Ich zitiere mal, was ich über dieses Hörbuch vor zwei Jahren geschrieben habe:
Und so blieb ich erst mal noch bei Charles Dickens, da ich mich nicht so abrupt lösen konnte und wollte, und hörte “Eine Weihnachtsgeschichte frei nach Charles Dickens“. Eine musikalische Inszenierung mit Christoph Maria Herbst für die erzählten Passagen, und Liedern von den Luftmentschn. Die Luftmentschn stellen musikalisch die Szenen dar, in denen die Scrooge die Geister erscheinen. Das ist richtig schön und stimmungsvoll gemacht, und nicht ohne Pepp. Gefiel mir sehr gut. Christoph Maria Herbst gestaltet die Lesung herrlich – ich hatte es nicht anders von ihm erwartet. Diese Variante von Dickens Weihnachtsgeschichte werde ich mir im Laufe der kommenden Jahre wohl noch öfter anhören. Ich habe sie deshalb auf dem iPod belassen.
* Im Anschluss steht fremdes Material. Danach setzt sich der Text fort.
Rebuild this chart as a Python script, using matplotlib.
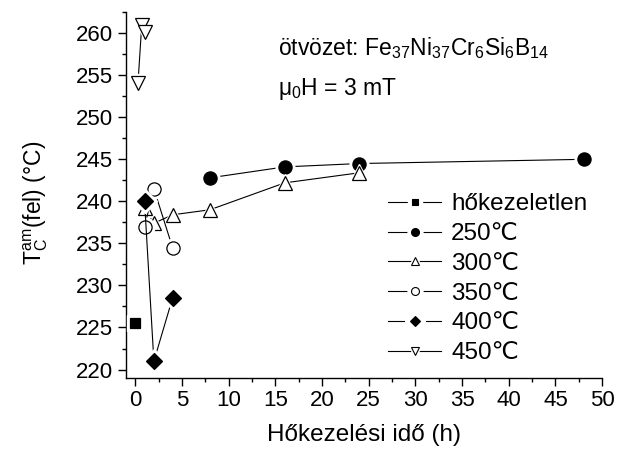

@Sandra: Wie wahr, im Falle von „Gone Girl“ ist der Weg das Ziel.
Ich bin gespannt, wie das ganze auf Dich wirkt.
Dass Dir beide Verfilmungen von „16 Uhr 50 ab Paddington“ gefallen, höre ich gerne. Die mit Margaret Rutherford kenne ich ja, aber zu der mit Joan Hickson habe ich noch nicht die Gelegenheit die letzten Tage gefunden, so bin ich darauf weiter gespannt.